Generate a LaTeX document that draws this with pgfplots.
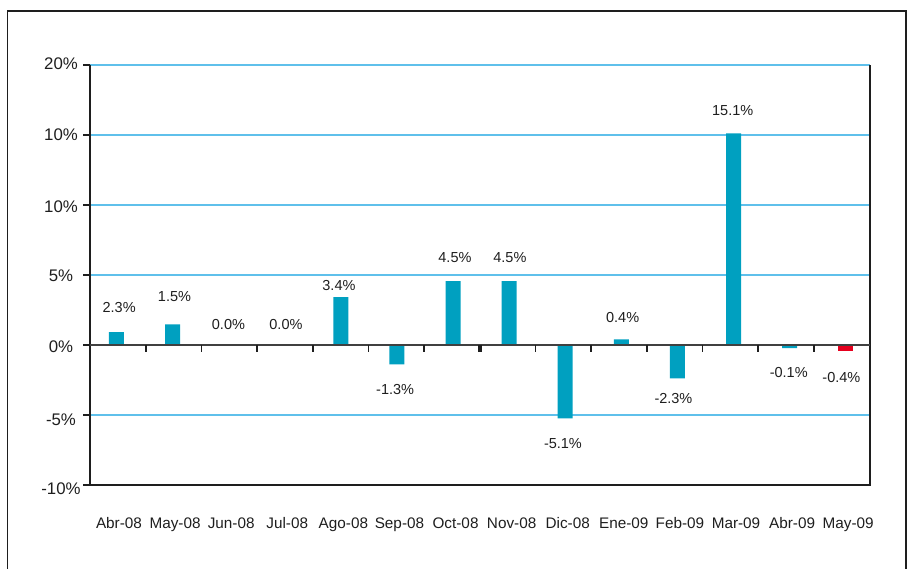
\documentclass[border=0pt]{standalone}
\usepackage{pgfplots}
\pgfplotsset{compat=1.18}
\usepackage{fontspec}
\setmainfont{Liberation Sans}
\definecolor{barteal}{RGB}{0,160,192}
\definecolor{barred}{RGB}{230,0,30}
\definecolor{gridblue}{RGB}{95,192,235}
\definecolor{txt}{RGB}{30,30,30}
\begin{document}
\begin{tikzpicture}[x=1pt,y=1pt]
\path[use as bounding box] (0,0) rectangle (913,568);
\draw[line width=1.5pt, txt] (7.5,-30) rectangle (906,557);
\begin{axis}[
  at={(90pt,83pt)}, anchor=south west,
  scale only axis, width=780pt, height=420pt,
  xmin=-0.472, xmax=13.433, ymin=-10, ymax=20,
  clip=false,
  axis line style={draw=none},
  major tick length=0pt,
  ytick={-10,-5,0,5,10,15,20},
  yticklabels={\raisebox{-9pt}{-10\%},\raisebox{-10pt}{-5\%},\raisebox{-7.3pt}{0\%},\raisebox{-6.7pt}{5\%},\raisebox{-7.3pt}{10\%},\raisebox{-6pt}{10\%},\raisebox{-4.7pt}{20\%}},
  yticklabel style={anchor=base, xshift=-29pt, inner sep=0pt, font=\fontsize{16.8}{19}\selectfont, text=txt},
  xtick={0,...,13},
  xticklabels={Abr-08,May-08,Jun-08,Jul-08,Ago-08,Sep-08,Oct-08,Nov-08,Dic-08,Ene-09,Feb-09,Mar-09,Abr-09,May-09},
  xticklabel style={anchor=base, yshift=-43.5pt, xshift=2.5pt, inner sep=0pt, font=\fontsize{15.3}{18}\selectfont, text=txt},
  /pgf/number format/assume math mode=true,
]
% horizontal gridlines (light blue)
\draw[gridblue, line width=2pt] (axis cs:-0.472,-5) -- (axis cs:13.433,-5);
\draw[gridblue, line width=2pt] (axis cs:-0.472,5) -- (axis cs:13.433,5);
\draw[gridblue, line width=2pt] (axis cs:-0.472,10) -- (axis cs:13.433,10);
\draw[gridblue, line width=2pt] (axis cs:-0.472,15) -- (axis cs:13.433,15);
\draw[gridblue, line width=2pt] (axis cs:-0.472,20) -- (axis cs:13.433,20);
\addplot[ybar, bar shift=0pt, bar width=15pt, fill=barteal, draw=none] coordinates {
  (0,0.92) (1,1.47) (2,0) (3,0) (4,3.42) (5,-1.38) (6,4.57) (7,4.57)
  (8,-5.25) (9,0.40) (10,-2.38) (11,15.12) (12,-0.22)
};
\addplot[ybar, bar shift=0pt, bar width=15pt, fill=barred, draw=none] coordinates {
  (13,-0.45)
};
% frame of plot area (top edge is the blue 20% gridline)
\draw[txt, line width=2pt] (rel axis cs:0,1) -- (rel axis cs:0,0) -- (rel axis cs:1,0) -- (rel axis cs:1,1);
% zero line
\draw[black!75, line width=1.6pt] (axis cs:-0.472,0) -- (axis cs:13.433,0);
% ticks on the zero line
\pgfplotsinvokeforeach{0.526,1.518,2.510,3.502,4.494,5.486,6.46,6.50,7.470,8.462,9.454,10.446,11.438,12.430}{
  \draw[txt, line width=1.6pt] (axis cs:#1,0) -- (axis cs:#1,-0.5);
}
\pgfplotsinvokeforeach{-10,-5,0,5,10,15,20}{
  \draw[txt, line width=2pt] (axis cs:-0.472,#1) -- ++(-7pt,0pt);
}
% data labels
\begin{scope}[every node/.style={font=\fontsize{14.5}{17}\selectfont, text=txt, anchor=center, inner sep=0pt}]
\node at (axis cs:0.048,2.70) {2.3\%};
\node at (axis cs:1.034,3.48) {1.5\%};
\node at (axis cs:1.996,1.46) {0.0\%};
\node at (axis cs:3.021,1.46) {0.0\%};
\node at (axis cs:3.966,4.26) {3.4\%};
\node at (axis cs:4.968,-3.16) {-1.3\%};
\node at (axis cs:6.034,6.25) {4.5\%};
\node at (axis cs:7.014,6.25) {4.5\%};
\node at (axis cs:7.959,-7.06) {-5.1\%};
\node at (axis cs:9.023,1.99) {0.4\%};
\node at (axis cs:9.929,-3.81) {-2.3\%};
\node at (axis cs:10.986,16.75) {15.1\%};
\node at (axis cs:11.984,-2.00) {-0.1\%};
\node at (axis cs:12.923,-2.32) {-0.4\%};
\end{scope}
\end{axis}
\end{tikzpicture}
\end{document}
============================================================
> Required work:
Transcribe the material exactly, keeping every word and none of the pictures.

> Solved exercise:
Generate a LaTeX document that draws this with pgfplots.
\documentclass[border=0pt]{standalone}
\usepackage{pgfplots}
\pgfplotsset{compat=1.18}
\usepackage{fontspec}
\setmainfont{Liberation Sans}
\definecolor{barteal}{RGB}{0,160,192}
\definecolor{barred}{RGB}{230,0,30}
\definecolor{gridblue}{RGB}{95,192,235}
\definecolor{txt}{RGB}{30,30,30}
\begin{document}
\begin{tikzpicture}[x=1pt,y=1pt]
\path[use as bounding box] (0,0) rectangle (913,568);
\draw[line width=1.5pt, txt] (7.5,-30) rectangle (906,557);
\begin{axis}[
  at={(90pt,83pt)}, anchor=south west,
  scale only axis, width=780pt, height=420pt,
  xmin=-0.472, xmax=13.433, ymin=-10, ymax=20,
  clip=false,
  axis line style={draw=none},
  major tick length=0pt,
  ytick={-10,-5,0,5,10,15,20},
  yticklabels={\raisebox{-9pt}{-10\%},\raisebox{-10pt}{-5\%},\raisebox{-7.3pt}{0\%},\raisebox{-6.7pt}{5\%},\raisebox{-7.3pt}{10\%},\raisebox{-6pt}{10\%},\raisebox{-4.7pt}{20\%}},
  yticklabel style={anchor=base, xshift=-29pt, inner sep=0pt, font=\fontsize{16.8}{19}\selectfont, text=txt},
  xtick={0,...,13},
  xticklabels={Abr-08,May-08,Jun-08,Jul-08,Ago-08,Sep-08,Oct-08,Nov-08,Dic-08,Ene-09,Feb-09,Mar-09,Abr-09,May-09},
  xticklabel style={anchor=base, yshift=-43.5pt, xshift=2.5pt, inner sep=0pt, font=\fontsize{15.3}{18}\selectfont, text=txt},
  /pgf/number format/assume math mode=true,
]
% horizontal gridlines (light blue)
\draw[gridblue, line width=2pt] (axis cs:-0.472,-5) -- (axis cs:13.433,-5);
\draw[gridblue, line width=2pt] (axis cs:-0.472,5) -- (axis cs:13.433,5);
\draw[gridblue, line width=2pt] (axis cs:-0.472,10) -- (axis cs:13.433,10);
\draw[gridblue, line width=2pt] (axis cs:-0.472,15) -- (axis cs:13.433,15);
\draw[gridblue, line width=2pt] (axis cs:-0.472,20) -- (axis cs:13.433,20);
\addplot[ybar, bar shift=0pt, bar width=15pt, fill=barteal, draw=none] coordinates {
  (0,0.92) (1,1.47) (2,0) (3,0) (4,3.42) (5,-1.38) (6,4.57) (7,4.57)
  (8,-5.25) (9,0.40) (10,-2.38) (11,15.12) (12,-0.22)
};
\addplot[ybar, bar shift=0pt, bar width=15pt, fill=barred, draw=none] coordinates {
  (13,-0.45)
};
% frame of plot area (top edge is the blue 20% gridline)
\draw[txt, line width=2pt] (rel axis cs:0,1) -- (rel axis cs:0,0) -- (rel axis cs:1,0) -- (rel axis cs:1,1);
% zero line
\draw[black!75, line width=1.6pt] (axis cs:-0.472,0) -- (axis cs:13.433,0);
% ticks on the zero line
\pgfplotsinvokeforeach{0.526,1.518,2.510,3.502,4.494,5.486,6.46,6.50,7.470,8.462,9.454,10.446,11.438,12.430}{
  \draw[txt, line width=1.6pt] (axis cs:#1,0) -- (axis cs:#1,-0.5);
}
\pgfplotsinvokeforeach{-10,-5,0,5,10,15,20}{
  \draw[txt, line width=2pt] (axis cs:-0.472,#1) -- ++(-7pt,0pt);
}
% data labels
\begin{scope}[every node/.style={font=\fontsize{14.5}{17}\selectfont, text=txt, anchor=center, inner sep=0pt}]
\node at (axis cs:0.048,2.70) {2.3\%};
\node at (axis cs:1.034,3.48) {1.5\%};
\node at (axis cs:1.996,1.46) {0.0\%};
\node at (axis cs:3.021,1.46) {0.0\%};
\node at (axis cs:3.966,4.26) {3.4\%};
\node at (axis cs:4.968,-3.16) {-1.3\%};
\node at (axis cs:6.034,6.25) {4.5\%};
\node at (axis cs:7.014,6.25) {4.5\%};
\node at (axis cs:7.959,-7.06) {-5.1\%};
\node at (axis cs:9.023,1.99) {0.4\%};
\node at (axis cs:9.929,-3.81) {-2.3\%};
\node at (axis cs:10.986,16.75) {15.1\%};
\node at (axis cs:11.984,-2.00) {-0.1\%};
\node at (axis cs:12.923,-2.32) {-0.4\%};
\end{scope}
\end{axis}
\end{tikzpicture}
\end{document}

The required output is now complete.